With the return of Fern came the opportunity to do a thorough restoration and have a little fun. New work included a new plank keel and forefoot, all new floor timbers except those few in both ends of the boat, new frame ends from the main bulkhead aft to the inside stuffing box and new bottom planking. All the plank ends in the rabbet were refastened and all the butt blocks aft of the bulkhead were replaced. A new propeller shaft tube was fitted through the stern post and the prop shaft bearings and U-joint were fitted. Next came a new main bulkhead, a 1/8-inch layer of plywood epoxy glued over the deck and a Dynel and epoxy covering over the plywood. A new maststep was built, as well as a new locust tiller. The new rudder was made with mahogany plywood. New coamings, rubrails, toerails and rudder cheeks were also of mahogany, while the cockpit sole and cockpit seats were made of teak. The existing sails were good, but a decision was made to build a new mast and spars, and our machine shop produced some exquisite bronze hardware.
With three K. Aage Nielsen boats in the family, plus others stored in our yard, including Snow Star and Fern’s recently restored sisterships Tivoli and Primrose, it’s only natural to start dreaming about a K. Aage Nielsen rendezvous. In addition, Rockport Marine was recently honored to have been granted permission from the Nielsen family to build new boats from his original designs, so we have bigger dreams, should the right owner come along.

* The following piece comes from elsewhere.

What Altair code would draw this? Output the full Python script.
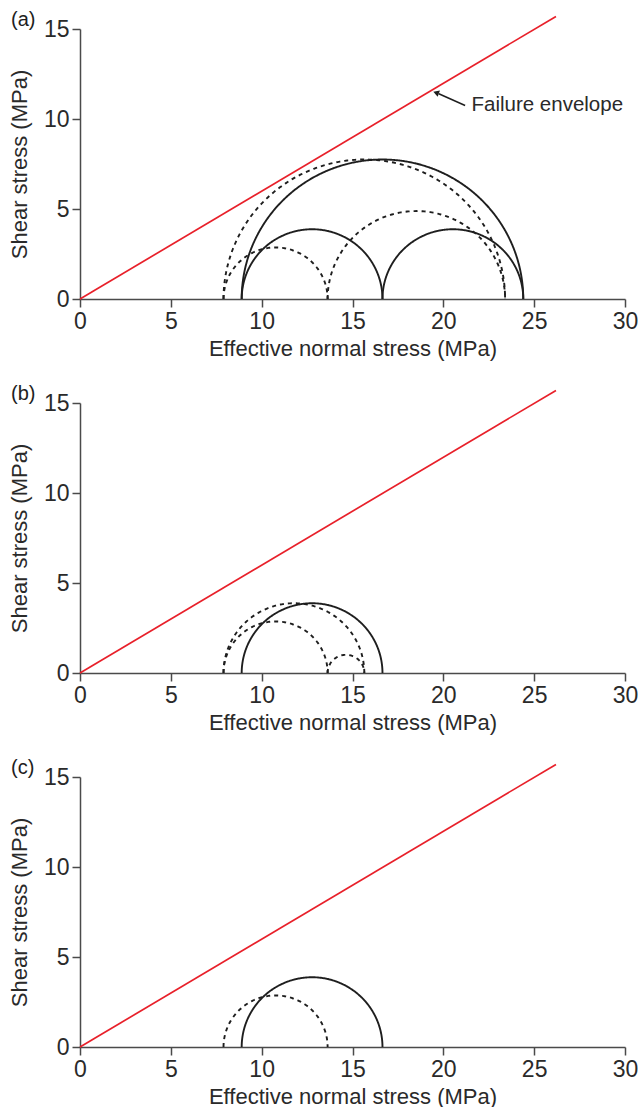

In 1929, my grandfather wrote “Natural History,” a love poem to my grandmother, and it included these final lines:
Thus I, gone forth, as spiders do,
In spider’s web a truth discerning
Attach one silken strand to you
For my returning.
For just over half a century, Fern had gone forth and then, fortuitously, come back into the family, so we had Rockport Marine’s carver attach one silken strand to her dropboards, to signal her returning.